Le refus de remboursement pénalisa surtout l’UMP (devenu LR), qui connaissait déjà des difficultés financières à l’époque. L’UMP dut alors lancer ce qu’on a appelé un “Sarkothon” auprès de ses sympathisants, et le trou de 11 millions d’euros fut comblé en deux mois.

Valérie Pécresse affirme être endettée à titre personnel à hauteur de plus de 5,1 millions d’euros sur les 7 millions d’euros dépensés au total et que ce remboursement doit être effectif au 15 mai.

Il est vrai que la pratique de l’emprunt à titre personnel par le candidat est courante dans les campagnes présidentielles. Marine Le Pen a ainsi emprunté 10,6 millions d’euros en son nom pour ces élections. Cela n’a pas d’incidence sur le droit à remboursement, dès lors que la barre des 5 % est franchie. Valérie Pécresse a aussi emprunté 2,5 millions d’euros auprès de son parti, qui a dû passer l’éponge suite à l’annonce des résultats.

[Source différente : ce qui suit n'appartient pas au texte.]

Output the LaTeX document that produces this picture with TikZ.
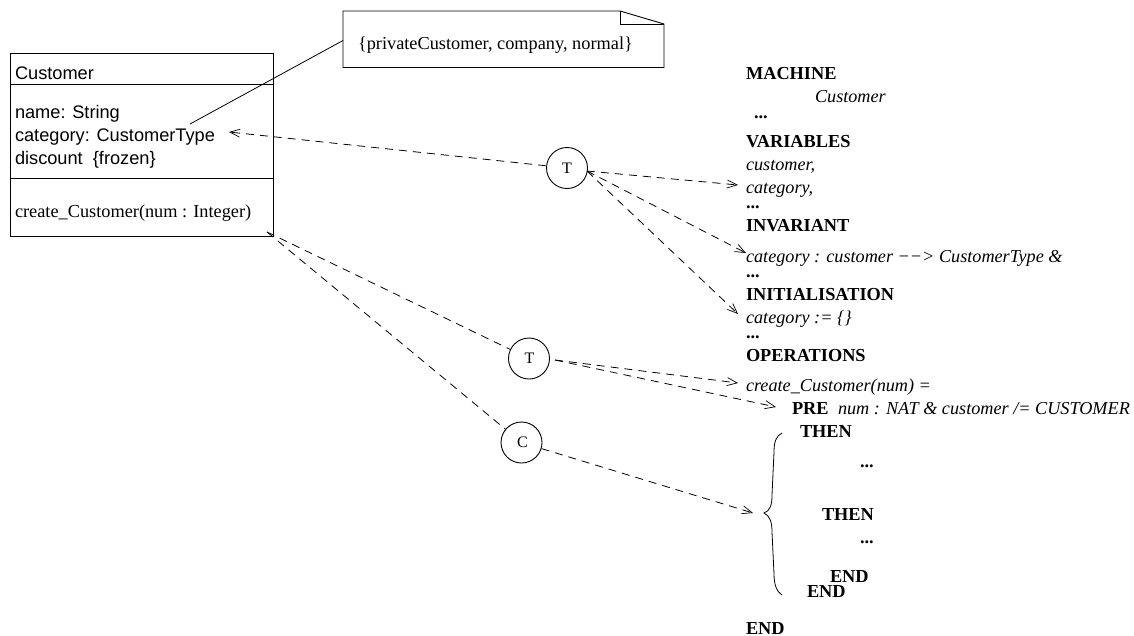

Les dons de sympathisants, financés en partie par l’État

Valérie Pécresse, Yannick Jadot ou l’UMP en 2012 ont lancé des appels aux dons. C’est une solution légale, mais coûteuse pour l’État : chaque don effectué en faveur d’un parti politique bénéficie en effet d’une déduction fiscale de 66% (sur 100 euros donnés, le fisc en rembourse 66). D’une certaine manière, ce que les pouvoirs publics épargnent en ne remboursant pas les dépenses de campagne, ils le déboursent à travers la déduction fiscale. Pour Valérie Pécresse, à supposer qu’elle reçoive 5 millions d’euros de dons, il en coûterait donc 3,3 millions à l’État.